— START —

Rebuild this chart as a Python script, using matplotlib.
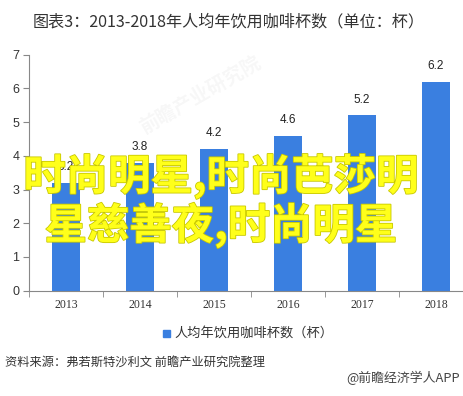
import matplotlib
matplotlib.use("Agg")
import matplotlib.pyplot as plt
import matplotlib.patheffects as pe

plt.rcParams['font.family'] = ['Noto Sans CJK SC', 'DejaVu Sans']

years = ["2013", "2014", "2015", "2016", "2017", "2018"]
cups = [3.2, 3.8, 4.2, 4.6, 5.2, 6.2]
yticks = [0, 1, 2, 3, 4, 5, 6, 7]

title = "图表3：2013-2018年人均年饮用咖啡杯数（单位：杯）"
legend_label = "人均年饮用咖啡杯数（杯）"
source = "资料来源：弗若斯特沙利文 前瞻产业研究院整理"
credit = "@前瞻经济学人APP"
overlay = "时尚明星,时尚芭莎明\n星慈善夜,时尚明星"
watermark = "前瞻产业研究院"

W, H = 464, 396
fig = plt.figure(figsize=(W / 100, H / 100), dpi=100)
fig.patch.set_facecolor("white")

ax = fig.add_axes([29 / W, (H - 290.7) / H, 444 / W, (290.7 - 54.7) / H])
x = list(range(len(years)))
bar_color = "#3a7fe0"
ax.bar(x, cups, width=0.39, color=bar_color, zorder=2)
for xi, v in zip(x, cups):
    ax.annotate(f"{v}", (xi, v), xytext=(0, 7), textcoords="offset points",
                ha="center", va="bottom", fontsize=8.5, color="#222222",
                family=["Liberation Sans", "DejaVu Sans"])

ax.set_xlim(-0.5, len(years) - 0.5)
ax.set_ylim(0, 7)
ax.set_yticks(yticks)
ax.set_yticklabels([str(t) for t in yticks], family=["Liberation Sans", "DejaVu Sans"],
                   fontsize=9, color="#333333")
ax.set_xticks(x)
ax.set_xticklabels(years, family=["Liberation Serif", "DejaVu Serif"], fontsize=8.5, color="#333333")
ax.set_xticks([i + 0.5 for i in range(-1, len(years))], minor=True)
ax.tick_params(axis="x", which="major", length=0, pad=6)
ax.tick_params(axis="x", which="minor", length=4, color="#888888", direction="out")
ax.tick_params(axis="y", length=4, color="#888888", pad=3)
for s in ["top", "right"]:
    ax.spines[s].set_visible(False)
ax.spines["left"].set_color("#888888")
ax.spines["bottom"].set_color("#888888")

fig.text(229 / W, 1 - 22 / H, title, ha="center", va="center", fontsize=11.6, color="#333333")

# legend
fig.patches.append(plt.Rectangle((163 / W, 1 - 337 / H), 7 / W, 7 / H,
                                 transform=fig.transFigure, color=bar_color))
fig.text(174 / W, 1 - 333 / H, legend_label, ha="left", va="center", fontsize=9.5, color="#333333")

fig.text(5 / W, 1 - 362 / H, source, ha="left", va="center", fontsize=8.8,
         style="italic", color="#333333")
fig.text(460 / W, 1 - 378 / H, credit, ha="right", va="center", fontsize=9.3, color="#444444")

fig.text(200 / W, 1 - 95 / H, watermark, ha="center", va="center", fontsize=14,
         rotation=30, color="#000000", alpha=0.035, weight="bold")

fig.text(221 / W, 1 - 201 / H, overlay, ha="center", va="center", fontsize=30.5,
         weight="bold", color="#ffff1a", linespacing=1.1,
         path_effects=[pe.withStroke(linewidth=1.2, foreground="#c8c800")])

fig.savefig("out.png", dpi=100, facecolor="white")
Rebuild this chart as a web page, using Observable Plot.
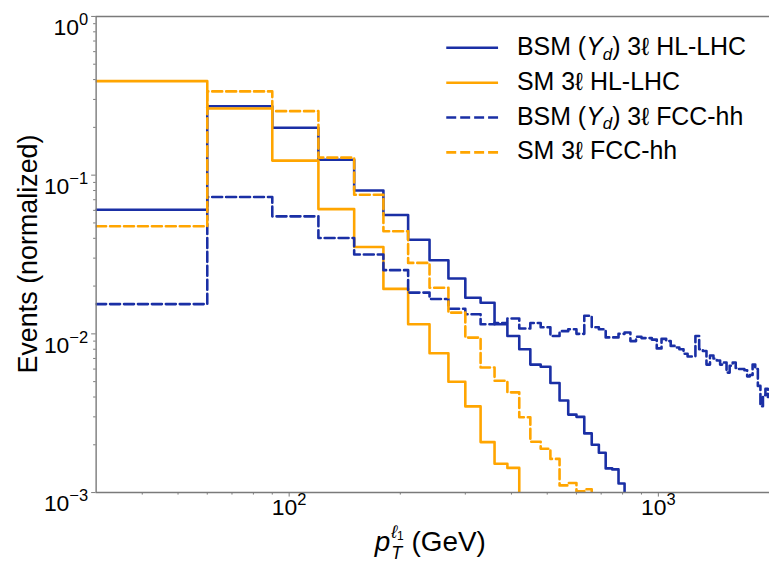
<!DOCTYPE html>
<html>
<head>
<meta charset="utf-8">
<script src="https://cdn.jsdelivr.net/npm/d3@7"></script>
<script src="https://cdn.jsdelivr.net/npm/@observablehq/plot@0.6"></script>
<style>
  html, body { margin: 0; padding: 0; background: #fff; overflow: hidden; }
  #wrap { position: relative; width: 769px; height: 565px; overflow: hidden; }
</style>
</head>
<body>
<div id="wrap"></div>
<script>
// Histogram bins: 30 GeV wide, starting at 30 GeV (bin starts + final edge)
const binEdges = d3.range(30, 2011, 30);

// Normalized event fractions per bin
const bsmHLLHC = [0.0605, 0.272, 0.199, 0.125, 0.080, 0.0561, 0.0392, 0.0291, 0.0223, 0.0169,
  0.0157, 0.0115, 0.0097, 0.0080, 0.0064, 0.0062, 0.0049, 0.0038, 0.0031, 0.0030,
  0.00236, 0.00200, 0.00178, 0.00142, 0.00140, 0.00114, 0.0004];
const smHLLHC = [0.391, 0.263, 0.1235, 0.0611, 0.0353, 0.0192, 0.0115, 0.00755, 0.00499, 0.00349,
  0.00208, 0.00152, 0.00143, 0.0004];
const bsmFCChh = [0.0154, 0.0728, 0.0550, 0.0402, 0.0316, 0.0252, 0.0182, 0.0166, 0.0144, 0.0133,
  0.0115, 0.0117, 0.0125, 0.0108, 0.0117, 0.0110, 0.0097, 0.0104, 0.0107, 0.0100,
  0.0130, 0.0110, 0.0107, 0.0095, 0.0095, 0.0100, 0.0102, 0.0090, 0.0096, 0.0094,
  0.0094, 0.0092, 0.0081, 0.0093, 0.0090, 0.0084, 0.0082, 0.0080, 0.0075, 0.0072,
  0.0072, 0.0097, 0.0080, 0.0078, 0.0064, 0.0073, 0.0070, 0.0068, 0.0064, 0.0066,
  0.0057, 0.0063, 0.0066, 0.0061, 0.0060, 0.0060, 0.0059, 0.0054, 0.0055, 0.0064,
  0.0060, 0.0047, 0.0035, 0.0041, 0.0045, 0.0040];
const smFCChh = [0.0476, 0.337, 0.253, 0.129, 0.0752, 0.0443, 0.0280, 0.0195, 0.0136, 0.00947,
  0.00614, 0.00506, 0.00428, 0.00298, 0.00209, 0.00189, 0.00163, 0.00111, 0.00115, 0.00102,
  0.00105, 0.0004];

const seriesValues = [bsmHLLHC, smHLLHC, bsmFCChh, smFCChh];
const seriesColors = ["#1a2fa5", "#ffa500", "#1a2fa5", "#ffa500"];
const seriesDashes = [null, null, "10,4", "10,4"];
const seriesLabelParts = [
  ["BSM (", ["Y", "i"], ["d", "sub"], ") 3ℓ HL-LHC"],
  ["SM 3ℓ HL-LHC"],
  ["BSM (", ["Y", "i"], ["d", "sub"], ") 3ℓ FCC-hh"],
  ["SM 3ℓ FCC-hh"]
];

// Axis ticks
const xMajorTicks = [100, 1000];
const xMinorTicks = [40, 50, 60, 70, 80, 90, 200, 300, 400, 500, 600, 700, 800, 900, 2000];
const yMajorTicks = [1e-3, 1e-2, 1e-1, 1];
const yMinorTicks = [2e-3, 3e-3, 4e-3, 5e-3, 6e-3, 7e-3, 8e-3, 9e-3,
  2e-2, 3e-2, 4e-2, 5e-2, 6e-2, 7e-2, 8e-2, 9e-2,
  2e-1, 3e-1, 4e-1, 5e-1, 6e-1, 7e-1, 8e-1, 9e-1];

function toSteps(vals) {
  const pts = vals.map((v, i) => ({x: binEdges[i], y: v}));
  pts.push({x: binEdges[vals.length], y: vals[vals.length - 1]});
  return pts;
}

const spine = "#7a7a7a";
const lineMarks = seriesValues.map((vals, i) =>
  Plot.line(toSteps(vals), {
    x: "x", y: "y", curve: "step-after",
    stroke: seriesColors[i], strokeWidth: 2.6,
    strokeDasharray: seriesDashes[i] || undefined,
    clip: true
  })
);

const chart = Plot.plot({
  width: 772,
  height: 565,
  marginLeft: 96,
  marginRight: 0,
  marginTop: 16,
  marginBottom: 71,
  style: {fontFamily: "'Liberation Sans', Arial, Helvetica, sans-serif", fontSize: "23px", background: "white", color: "#000"},
  x: {type: "log", domain: [30, 2000]},
  y: {type: "log", domain: [1e-3, 1]},
  marks: [
    ...lineMarks,
    Plot.ruleX([30], {stroke: spine, strokeWidth: 1.4}),
    Plot.ruleY([1e-3], {stroke: spine, strokeWidth: 1.4}),
    Plot.ruleY([1], {stroke: spine, strokeWidth: 1.4}),
    Plot.axisX(xMajorTicks, {tickSize: 4.5, tickPadding: 2, stroke: spine, fill: "#000",
      tickFormat: d => "X10^" + Math.round(Math.log10(d)), label: null, fontSize: 23}),
    Plot.axisX(xMinorTicks, {tickSize: 2.5, stroke: spine, tickFormat: () => "", label: null}),
    Plot.axisY(yMajorTicks, {tickSize: 4.5, tickPadding: 3.5, stroke: spine, fill: "#000",
      tickFormat: d => "Y10^" + Math.round(Math.log10(d)), label: null, fontSize: 23}),
    Plot.axisY(yMinorTicks, {tickSize: 2.5, stroke: spine, tickFormat: () => "", label: null})
  ]
});

const svg = d3.select(chart.tagName.toLowerCase() === "svg" ? chart : chart.querySelector("svg"));

// Superscript tick labels (10^n)
svg.selectAll("text").each(function () {
  const m = /^([XY])10\^(-?\d+)$/.exec(this.textContent);
  if (!m) return;
  const t = d3.select(this);
  t.text(null);
  t.append("tspan").text("10");
  t.append("tspan").attr("dy", "-0.6em").attr("font-size", "0.72em").text(m[2].replace("-", "\u2212"));
  if (m[1] === "Y") t.attr("dy", "0.5em");
});

const xs = chart.scale("x");
const ys = chart.scale("y");
const xMid = (xs.range[0] + xs.range[1]) / 2;
const yMid = (ys.range[0] + ys.range[1]) / 2;

// X axis label: p_T^{l1} (GeV)
const xl = svg.append("text")
  .attr("x", xMid - 2).attr("y", 553)
  .attr("text-anchor", "middle")
  .attr("font-size", 28)
  .attr("fill", "#000");
xl.append("tspan").attr("font-style", "italic").text("p");
xl.append("tspan").attr("font-style", "italic").attr("font-size", 18).attr("dy", 8).attr("dx", 1).text("T");
xl.append("tspan").attr("font-style", "italic").attr("font-size", 18).attr("dy", -21).attr("dx", -11).text("ℓ");
xl.append("tspan").attr("font-size", 12).attr("dy", 2).text("1");
xl.append("tspan").attr("dy", 11).text(" (GeV)");

// Y axis label
svg.append("text")
  .attr("transform", `translate(37,${yMid}) rotate(-90)`)
  .attr("text-anchor", "middle")
  .attr("font-size", 27)
  .attr("fill", "#000")
  .text("Events (normalized)");

// Legend (upper right, no frame)
const legend = svg.append("g").attr("font-size", 25).attr("text-anchor", "start");
seriesLabelParts.forEach((parts, i) => {
  const cy = 48 + i * 35;
  legend.append("line")
    .attr("x1", 448).attr("x2", 500).attr("y1", cy).attr("y2", cy)
    .attr("stroke", seriesColors[i]).attr("stroke-width", 2.6)
    .attr("stroke-dasharray", seriesDashes[i]);
  const t = legend.append("text").attr("x", 519).attr("y", cy + 7)
    .attr("text-anchor", "start").attr("fill", "#000");
  let sub = false;
  parts.forEach(p => {
    if (typeof p === "string") {
      const ts = t.append("tspan").text(p);
      if (sub) { ts.attr("dy", -5); sub = false; }
    } else if (p[1] === "i") {
      t.append("tspan").attr("font-style", "italic").text(p[0]);
    } else if (p[1] === "sub") {
      t.append("tspan").attr("font-style", "italic").attr("font-size", 17).attr("dy", 5).text(p[0]);
      sub = true;
    }
  });
});

document.getElementById("wrap").appendChild(chart);
</script>
</body>
</html>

— END —

AIM OF THE TASK: Repeat, exactly and in full, each line from the start of the data to the line that contains "fig.text(229 / W, 1". Pictures do not go in.

RESULT:
Rebuild this chart as a Python script, using matplotlib.
import matplotlib
matplotlib.use("Agg")
import matplotlib.pyplot as plt
import matplotlib.patheffects as pe

plt.rcParams['font.family'] = ['Noto Sans CJK SC', 'DejaVu Sans']

years = ["2013", "2014", "2015", "2016", "2017", "2018"]
cups = [3.2, 3.8, 4.2, 4.6, 5.2, 6.2]
yticks = [0, 1, 2, 3, 4, 5, 6, 7]

title = "图表3：2013-2018年人均年饮用咖啡杯数（单位：杯）"
legend_label = "人均年饮用咖啡杯数（杯）"
source = "资料来源：弗若斯特沙利文 前瞻产业研究院整理"
credit = "@前瞻经济学人APP"
overlay = "时尚明星,时尚芭莎明\n星慈善夜,时尚明星"
watermark = "前瞻产业研究院"

W, H = 464, 396
fig = plt.figure(figsize=(W / 100, H / 100), dpi=100)
fig.patch.set_facecolor("white")

ax = fig.add_axes([29 / W, (H - 290.7) / H, 444 / W, (290.7 - 54.7) / H])
x = list(range(len(years)))
bar_color = "#3a7fe0"
ax.bar(x, cups, width=0.39, color=bar_color, zorder=2)
for xi, v in zip(x, cups):
    ax.annotate(f"{v}", (xi, v), xytext=(0, 7), textcoords="offset points",
                ha="center", va="bottom", fontsize=8.5, color="#222222",
                family=["Liberation Sans", "DejaVu Sans"])

ax.set_xlim(-0.5, len(years) - 0.5)
ax.set_ylim(0, 7)
ax.set_yticks(yticks)
ax.set_yticklabels([str(t) for t in yticks], family=["Liberation Sans", "DejaVu Sans"],
                   fontsize=9, color="#333333")
ax.set_xticks(x)
ax.set_xticklabels(years, family=["Liberation Serif", "DejaVu Serif"], fontsize=8.5, color="#333333")
ax.set_xticks([i + 0.5 for i in range(-1, len(years))], minor=True)
ax.tick_params(axis="x", which="major", length=0, pad=6)
ax.tick_params(axis="x", which="minor", length=4, color="#888888", direction="out")
ax.tick_params(axis="y", length=4, color="#888888", pad=3)
for s in ["top", "right"]:
    ax.spines[s].set_visible(False)
ax.spines["left"].set_color("#888888")
ax.spines["bottom"].set_color("#888888")

fig.text(229 / W, 1 - 22 / H, title, ha="center", va="center", fontsize=11.6, color="#333333")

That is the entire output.